After finally fully recovering from the excitement, not only from my first trip on my own, but seeing my second-born graduate from basic, I can finally
boast… eh er… post about it.
After our three conversations totaling 30 minutes over six weeks, it was nice to just see him again without interruption. He graduated from the same place his dad did, 20 years ago, but his dad wasn’t able to revisit due do his own military duty. I missed my dentist man’s graduation, so it was great to see what he did too, but from what I hear, the ceremony is a bit different now.
First-things-first – after the first and second days ceremony, you have to go out onto the field to “tap out” your graduate. That means, finding someone who may or may not have completely changed, AND all the men look the same with shaved heads and uniforms! On top of that, there were two recruits with the same last name. So, walking through the whole crowd of graduates and families, all taller than I am, looking at name tapes for matching last names and then looking under their pulled down brims probably entirely too close for their comfort, to find the one you hope is yours… tapping them on the shoulder so they can relax. THE ONE YOU HOPE IS YOURS! Otherwise you’re tapping some random person!
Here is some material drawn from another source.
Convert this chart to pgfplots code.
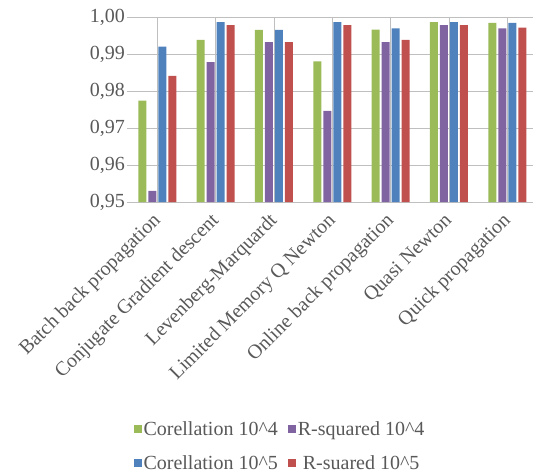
\documentclass[border=0pt]{standalone}
\usepackage{fontspec}
\setmainfont{Liberation Serif}
\usepackage{pgfplots}
\pgfplotsset{compat=1.18}

\definecolor{cgreen}{HTML}{9BBB59}
\definecolor{cpurple}{HTML}{8064A2}
\definecolor{cblue}{HTML}{4F81BD}
\definecolor{cred}{HTML}{C0504D}
\definecolor{txt}{HTML}{595959}
\definecolor{grid}{HTML}{D9D9D9}

\begin{document}
\begin{tikzpicture}
\path[use as bounding box] (-127pt,-272pt) rectangle (406pt,202pt);
\begin{axis}[
  scale only axis,
  width=406pt, height=185pt,
  ybar=2pt, bar width=8pt,
  xmin=-0.52, xmax=6.44,
  ymin=0.95, ymax=1.0,
  ytick={0.95,0.96,0.97,0.98,0.99,1.00},
  yticklabel style={font=\fontsize{20}{22}\selectfont, inner sep=2pt,
    /pgf/number format/fixed, /pgf/number format/fixed zerofill,
    /pgf/number format/precision=2, /pgf/number format/use comma,
    /pgf/number format/assume math mode=true},
  ymajorgrids, grid style={grid, line width=0.8pt},
  axis line style={draw=none},
  tick style={draw=none},
  major tick length=0pt,
  xtick=data,
  xticklabels={Batch back propagation, Conjugate Gradient descent, Levenberg-Marquardt, Limited Memory Q Newton, Online back propagation, Quasi Newton, Quick propagation},
  xticklabel style={xshift=-6pt, yshift=-8pt, rotate=45, anchor=north east, inner sep=1pt, font=\fontsize{20}{22}\selectfont},
  tick label style={text=txt},
  legend columns=2,
  legend style={draw=none, at={(153pt,-244pt)}, anchor=center, font=\fontsize{20}{22}\selectfont, text=txt,
    /tikz/every even column/.append style={column sep=8pt}, row sep=15pt},
  legend image code/.code={\fill[#1] (0pt,-4pt) rectangle (8pt,4pt);},
]
\addplot[fill=cgreen, draw=none] coordinates {(0,0.9774) (1,0.9938) (2,0.9965) (3,0.9880) (4,0.9966) (5,0.9986) (6,0.9984)};
\addplot[fill=cpurple, draw=none] coordinates {(0,0.9530) (1,0.9878) (2,0.9932) (3,0.9746) (4,0.9932) (5,0.9978) (6,0.9969)};
\addplot[fill=cblue, draw=none] coordinates {(0,0.9920) (1,0.9986) (2,0.9965) (3,0.9986) (4,0.9969) (5,0.9986) (6,0.9984)};
\addplot[fill=cred, draw=none] coordinates {(0,0.9841) (1,0.9978) (2,0.9932) (3,0.9978) (4,0.9938) (5,0.9978) (6,0.9971)};
\legend{Corellation 10\^{}4, R-squared 10\^{}4, Corellation 10\^{}5, R-suared 10\^{}5}
\end{axis}
\end{tikzpicture}
\end{document}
Not that they might mind, that means they get to go relax… maybe I should have just “tapped” random people – bwahaha!
(After feeling horrible for several days, picturing my husband standing there at his graduation, without anyone to “tap him out”, I sheepishly asked him about it, and told him how sorry I was for not making it. “We didn’t do that? Sounds stupid.” Oh thank heavens!)
Just in case you were worried – they do the buddy system. Anyone who didn’t have family to tap them, their buddies came and got them. No one is left behind!
Watching the pomp-and-circumstance was neat, and he was excited that so many important people happened to show up to his graduation. Including the governor of Texas and the head of the Air Force.
That weekend ended up being incredibly hot – that Saturday topping out at 118*. And of course that’s the day we picked to go to Six Flags. We didn’t last long.
The San Antonio river walk was amazing – unfortunately I have no pictures. Heat and humidity apparently don’t help old phones work well. Which also made for some comical directions. The guys weren’t allowed out of uniform, so while we enjoyed our walk, we also enjoyed the wonderful people giving all the newest graduates their thanks and congrats.
He showed us his dorms. It was the first time in 19 years I’ve ever seen his bed made. We did all the touristy things. He enjoyed some local go-cart/race track time with his fellow graduates. And lots of food! We just basically ate where ever we went.
My favorite part of the whole trip – Sunday church service. (No pics allowed)
This is everyone’s one hour of rest per week. Where they don’t get yelled at. Where they get to dance, or just relax a bit. They get sat according to their weeks in, different services (this base trains all services), and graduates and their families. Every week they call the groups out by week, service or graduates – and that group sounds off with a big “WHOOOP”.
And then they worshiped. Marines, lifting their hands in praise. Three weekers dancing in the pews. Army guys in front of us, on their knees saying their prayers.
I loved every minute of it!
And then it was time to go.
He’s currently at tech school, where his dad and I had our first apartment together. And then off to two other bases for training before his final duty station, where he’ll be diagnosing problems to be repaired for F-35’s. He’s loving it so far. Well, he loves most of it. No one enjoys a 6:00 am death-by-power point, or 3:30 am workouts.
Here’s the deal though, less than 2% of the US population has ever joined the military. Knowing someone who has been, or is in the military, may not even be something people do on a daily basis. Him signing up, even if he hadn’t made it through, made me proud. It’s not everyone who understands that it takes a big person to give up their attitude; their ability to be in control. That takes a lot of self control – a lot of strength, to willingly give up, even temporarily.
So am I proud – heck yeah! I’m proud of my husband, and my son (and hopefully a few others in the future). They proved just how strong of men they are, not only possibly handing over their lives, but also by allowing someone else to be in charge, at least temporarily.
Plus… they just look so good in their uniforms, don’t they! (Totally not biased.)